The leading idea is justice, which at this infernal level primarily manifests itself as order. When the gates claim that “Before me there were no created things but those that last forever,” they are evoking the absolutely primal materials and principles of created reality. In the Christian theology of creation, especially as expounded by Augustine and Aquinas, there are precisely two created things that were made by God, but which exist outside of time. Those two things are the formless matter and matterless form of the created world. The absolutely formless matter is outside of time because it is so unstructured that it cannot change; it can’t go from state A to state B because it’s so disordered that it’s not in a state; it’s pure stuff. It’s the substrate of everything physical, but you can’t do physics about it. You might say it does not rise above the threshold of being inside of time. Augustine calls this, in book 10 of the Confessions, the earth of the earth. The other thing is what Augustine calls the heaven of heavens; it is the mighty, spinning movement of the world soul yearning to be near God. It moves so rapidly in its clinging to its divine cause that it, too, escapes change. We will be hearing a lot more about this world sphere in Dante’s Paradiso. These two created things are “before” the gates of hell in the sense of being logically prior to them.
But here, as the very next thing after these two ultimate entities, stand the gates of hell. “Before me there were no created things but those that last forever, as do I.” Dante gives the gates of hell a cosmological function as the very first manifestation of cosmic order. Things are ordered and in their places in the Christian cosmos, and these gates establish that boundary. By the way, it’s worth noting that there’s no need to have a corresponding set of gates for paradise; there are some doors and boundaries throughout purgatory, but Dante will not be showing us a similarly imposing, speaking set of the Gates of Heaven. They’re not necessary: In a true Cosmos, order anywhere means order everywhere. And gates are not as fitting a symbol of heaven as they are of hell.

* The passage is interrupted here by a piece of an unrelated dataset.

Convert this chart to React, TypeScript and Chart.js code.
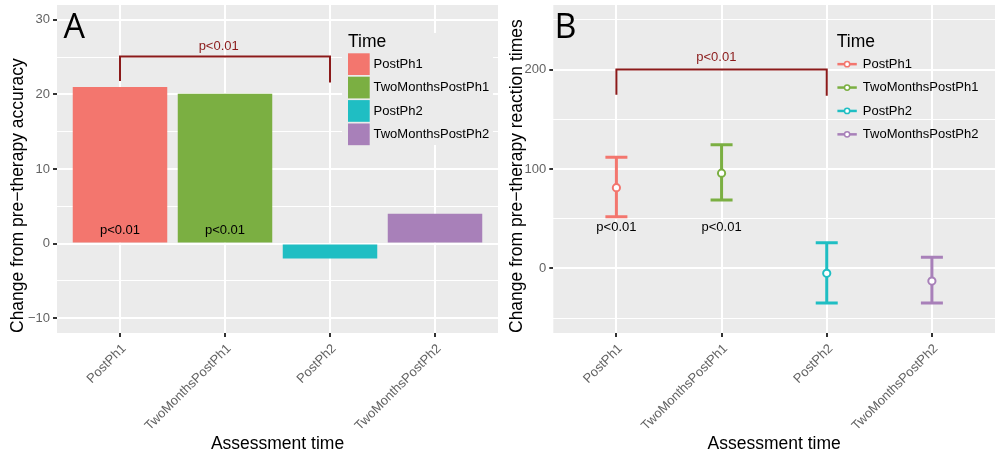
import React, { useEffect, useRef } from "react";
import { Chart, registerables } from "chart.js";

Chart.register(...registerables);

const FONT = "'Liberation Sans', Arial, Helvetica, sans-serif";
const LETTER_FONT = "'Open Sans', 'DejaVu Sans', sans-serif";

// ---------- shared ----------
const categories = ["PostPh1", "TwoMonthsPostPh1", "PostPh2", "TwoMonthsPostPh2"];
const timeColors = ["#F3766E", "#7BAF42", "#1FBEC3", "#A880B9"];
const pLabel = "p<0.01";
const legendTitle = "Time";
const xTitle = "Assessment time";

// ---------- panel A : accuracy ----------
const accuracyChange = [21.0, 20.1, -2.0, 4.0];
const accMajorTicks = [-10, 0, 10, 20, 30];
const accMinorTicks = [-5, 5, 15, 25];
const accLimits = [-12, 32];
const accBracketX = [1, 1, 3, 3];
const accBracketY = [21.8, 25.1, 25.1, 21.6];
const accBracketLabelPos = [1.94, 26.4];
const accBarLabelX = [1, 2];
const accBarLabelY = [1.8, 1.8];
const accYTitle = "Change from pre\u2212therapy accuracy";

// ---------- panel B : reaction times ----------
const rtMean = [81.2, 95.8, -5.0, -12.8];
const rtLower = [52.0, 68.9, -34.7, -34.7];
const rtUpper = [111.9, 124.3, 25.8, 11.1];
const rtMajorTicks = [0, 100, 200];
const rtMinorTicks = [-50, 50, 150, 250];
const rtLimits = [-65, 265];
const rtBracketX = [1, 1, 3, 3];
const rtBracketY = [174.6, 200, 200, 173.6];
const rtBracketLabelPos = [1.95, 212.3];
const rtPointLabelX = [1, 2];
const rtPointLabelY = [41.4, 41.4];
const rtYTitle = "Change from pre\u2212therapy reaction times";

const BRACKET = "#8B1A1A";
const PANEL = "#EBEBEB";
const TICK_TEXT = "#636363";
const TICK_MARK = "#333333";

const fmt = (v: number) => (v < 0 ? "\u2212" + Math.abs(v) : String(v));

function makeScales(cfg: {
  limits: number[];
  major: number[];
  minor: number[];
  yTitle: string;
  yWidth: number;
  yTitlePad: number;
}) {
  const all = [...cfg.major, ...cfg.minor].sort((a, b) => a - b);
  const isMajor = (v: number) => cfg.major.includes(v);
  return {
    x: {
      type: "linear",
      min: 0.4,
      max: 4.6,
      offset: false,
      afterBuildTicks: (s: any) => {
        s.ticks = categories.map((_, i) => ({ value: i + 1 }));
      },
      afterFit: (s: any) => {
        s.height = 124;
        s.paddingLeft = 0;
        s.paddingRight = 0;
      },
      ticks: {
        autoSkip: false,
        minRotation: 45,
        maxRotation: 45,
        color: TICK_TEXT,
        font: { size: 13, family: FONT },
        padding: 4,
        labelOffset: 4,
        callback: (v: any) => categories[Math.round(Number(v)) - 1] ?? "",
      },
      grid: {
        offset: false,
        color: "#FFFFFF",
        lineWidth: 2,
        tickColor: TICK_MARK,
        tickLength: 4,
      },
      border: { display: false },
      title: {
        display: true,
        text: xTitle,
        color: "#000000",
        font: { size: 17.5, family: FONT },
        padding: { top: 0, bottom: 2.5 },
      },
    },
    y: {
      type: "linear",
      min: cfg.limits[0],
      max: cfg.limits[1],
      afterBuildTicks: (s: any) => {
        s.ticks = all.map((v) => ({ value: v }));
      },
      afterFit: (s: any) => {
        s.width = cfg.yWidth;
        s.paddingTop = 0;
        s.paddingBottom = 0;
      },
      ticks: {
        autoSkip: false,
        color: TICK_TEXT,
        font: { size: 13, family: FONT },
        padding: 3,
        callback: (v: any) => (isMajor(Number(v)) ? fmt(Number(v)) : ""),
      },
      grid: {
        color: "#FFFFFF",
        lineWidth: (ctx: any) => (ctx.tick && isMajor(ctx.tick.value) ? 2 : 1),
        tickColor: (ctx: any) =>
          ctx.tick && isMajor(ctx.tick.value) ? TICK_MARK : "rgba(0,0,0,0)",
        tickLength: 4,
      },
      border: { display: false },
      title: {
        display: true,
        text: cfg.yTitle,
        align: "start",
        color: "#000000",
        font: { size: 17.5, family: FONT },
        padding: { top: cfg.yTitlePad, bottom: 0 },
      },
    },
  };
}

const panelBg = {
  id: "panelBg",
  beforeDraw(chart: any) {
    const { ctx, chartArea: a } = chart;
    ctx.save();
    ctx.fillStyle = PANEL;
    ctx.fillRect(a.left, a.top, a.right - a.left, a.bottom - a.top);
    ctx.restore();
  },
};

function annotations(labelX: number[], labelY: number[], bracketPos: number[]) {
  return {
    id: "pAnnotations",
    afterDatasetsDraw(chart: any) {
      const { ctx } = chart;
      const xs = chart.scales.x;
      const ys = chart.scales.y;
      ctx.save();
      ctx.font = `13px ${FONT}`;
      ctx.textAlign = "center";
      ctx.textBaseline = "middle";
      ctx.fillStyle = "#000000";
      labelX.forEach((x, i) => {
        ctx.fillText(pLabel, xs.getPixelForValue(x), ys.getPixelForValue(labelY[i]));
      });
      ctx.fillStyle = BRACKET;
      ctx.fillText(pLabel, xs.getPixelForValue(bracketPos[0]), ys.getPixelForValue(bracketPos[1]));
      ctx.restore();
    },
  };
}

function legendPlugin(kind: "fill" | "line", left: number, letter: string, letterX: number) {
  return {
    id: "customLegend",
    afterDraw(chart: any) {
      const { ctx } = chart;
      ctx.save();
      const top = 53.3;
      const pitch = 23.4;
      const key = 21.7;
      if (kind === "fill") {
        ctx.fillStyle = PANEL;
        ctx.fillRect(left - 6, 33, 151, 112);
      }
      ctx.fillStyle = "#000000";
      ctx.font = `17.5px ${FONT}`;
      ctx.textAlign = "left";
      ctx.textBaseline = "alphabetic";
      ctx.fillText(legendTitle, left, 47);
      ctx.font = `13px ${FONT}`;
      ctx.textBaseline = "middle";
      categories.forEach((c, i) => {
        const y0 = top + i * pitch;
        const cy = y0 + key / 2;
        if (kind === "fill") {
          ctx.fillStyle = timeColors[i];
          ctx.fillRect(left, y0, key, key);
        } else {
          ctx.strokeStyle = timeColors[i];
          ctx.lineWidth = 2.5;
          ctx.beginPath();
          ctx.moveTo(left + 0.6, cy);
          ctx.lineTo(left + 20, cy);
          ctx.stroke();
          ctx.fillStyle = "#FFFFFF";
          ctx.lineWidth = 1.5;
          ctx.beginPath();
          ctx.arc(left + 10.3, cy, 2.6, 0, Math.PI * 2);
          ctx.fill();
          ctx.stroke();
        }
        ctx.fillStyle = "#000000";
        ctx.fillText(c, left + (kind === "fill" ? 25.5 : 26), cy);
      });
      ctx.font = `34px ${LETTER_FONT}`;
      ctx.textBaseline = "alphabetic";
      ctx.fillText(letter, letterX, 37.5);
      ctx.restore();
    },
  };
}

function baseOptions(rightPad: number, scales: any) {
  return {
    responsive: false,
    animation: false,
    events: [],
    layout: { autoPadding: false, padding: { top: 5, right: rightPad, left: 0, bottom: 0 } },
    plugins: { legend: { display: false }, tooltip: { enabled: false } },
    scales,
  };
}

function buildAccuracy(): any {
  return {
    type: "bar",
    data: {
      datasets: [
        {
          type: "line",
          data: accBracketX.map((x, i) => ({ x, y: accBracketY[i] })),
          borderColor: BRACKET,
          borderWidth: 2,
          pointRadius: 0,
          fill: false,
          tension: 0,
          order: 0,
        },
        {
          type: "bar",
          data: accuracyChange.map((y, i) => ({ x: i + 1, y })),
          backgroundColor: timeColors,
          borderWidth: 0,
          categoryPercentage: 1,
          barPercentage: 0.9,
          grouped: false,
          order: 1,
        },
      ],
    },
    options: baseOptions(
      2,
      makeScales({
        limits: accLimits,
        major: accMajorTicks,
        minor: accMinorTicks,
        yTitle: accYTitle,
        yWidth: 57,
        yTitlePad: 7.3,
      })
    ),
    plugins: [
      panelBg,
      annotations(accBarLabelX, accBarLabelY, accBracketLabelPos),
      legendPlugin("fill", 348, "A", 63.5),
    ],
  };
}

function buildReaction(): any {
  const bars = categories.map((_, i) => ({
    type: "line",
    data: [
      { x: i + 1, y: rtLower[i] },
      { x: i + 1, y: rtUpper[i] },
    ],
    borderColor: timeColors[i],
    borderWidth: 3,
    pointStyle: "line",
    pointRadius: 11,
    pointBorderWidth: 3,
    pointBorderColor: timeColors[i],
    fill: false,
    order: 2,
  }));
  return {
    type: "line",
    data: {
      datasets: [
        {
          type: "scatter",
          data: rtMean.map((y, i) => ({ x: i + 1, y })),
          pointRadius: 3.6,
          pointBorderWidth: 2,
          pointBackgroundColor: "#FFFFFF",
          pointBorderColor: timeColors,
          showLine: false,
          order: 0,
        },
        {
          type: "line",
          data: rtBracketX.map((x, i) => ({ x, y: rtBracketY[i] })),
          borderColor: BRACKET,
          borderWidth: 2,
          pointRadius: 0,
          fill: false,
          order: 1,
        },
        ...bars,
      ],
    },
    options: baseOptions(
      0,
      makeScales({
        limits: rtLimits,
        major: rtMajorTicks,
        minor: rtMinorTicks,
        yTitle: rtYTitle,
        yWidth: 53.3,
        yTitlePad: 6.3,
      })
    ),
    plugins: [
      panelBg,
      annotations(rtPointLabelX, rtPointLabelY, rtBracketLabelPos),
      legendPlugin("line", 336.8, "B", 54.5),
    ],
  };
}

function Panel({ width, build }: { width: number; build: () => any }) {
  const ref = useRef<HTMLCanvasElement | null>(null);
  useEffect(() => {
    if (!ref.current) return;
    const chart = new Chart(ref.current, build());
    return () => chart.destroy();
  }, [build]);
  return (
    <canvas
      ref={ref}
      width={width}
      height={457}
      style={{ display: "block", width, height: 457 }}
    />
  );
}

export default function App() {
  return (
    <div
      style={{
        position: "absolute",
        left: 0,
        top: 0,
        width: 995,
        height: 457,
        display: "flex",
        background: "#FFFFFF",
      }}
    >
      <Panel width={500} build={buildAccuracy} />
      <Panel width={495} build={buildReaction} />
    </div>
  );
}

Under the comprehensive heading of Justice, the gates make a further, triple claim: they are formed by Power, Wisdom, and Love. This threefold inscription is subtly trinitarian, just a little bit teasingly, hintingly, alluding to the Almighty Father, the Wisdom of God incarnate, and the Love of the Holy Spirit. Not much more can be said about that at this point: In the Inferno, we never hear very directly about Jesus or even Mary; the Trinity likewise remains as a name not yet spoken, but only shadowed forth in these lower regions.
What about Charon the ferryman? Here Dante’s pagan poetic predecessors have given him a lot more detail to work with, and he faithfully transmits this powerful mythological character. But even here, the light of greater understanding shines on the ancient pagan symbolism. In Virgil’s Aeneid, the only way to convince Charon to take a living passenger across the river was to bring along the offering of the Golden Bough. Here in Dante, Charon is persuaded not by a charm, but by the invocation of divine authority: Ultimately, the almighty God in the highest heaven stands behind the summoning of Dante to this strange journey: “This has been willed where what is willed must be.” Charon yields to the argument; pagan myth yields to Christian instruction.
Our author Dante transforms all this pagan material by bringing Christian teaching to it. But starting here in Canto three we see his technique as a teacher: Dante the Poet knows everything and is always speaking; Dante the character, or the pilgrim as we say, understands very little at first, especially here in the underworld, and is constantly asking questions which the other characters answer for him to the best of their ability. Dante the poet is the ideal teacher; Dante the pilgrim the ideal student; together they dramatically catechize us as readers making our way through the puzzling darkness of the Inferno.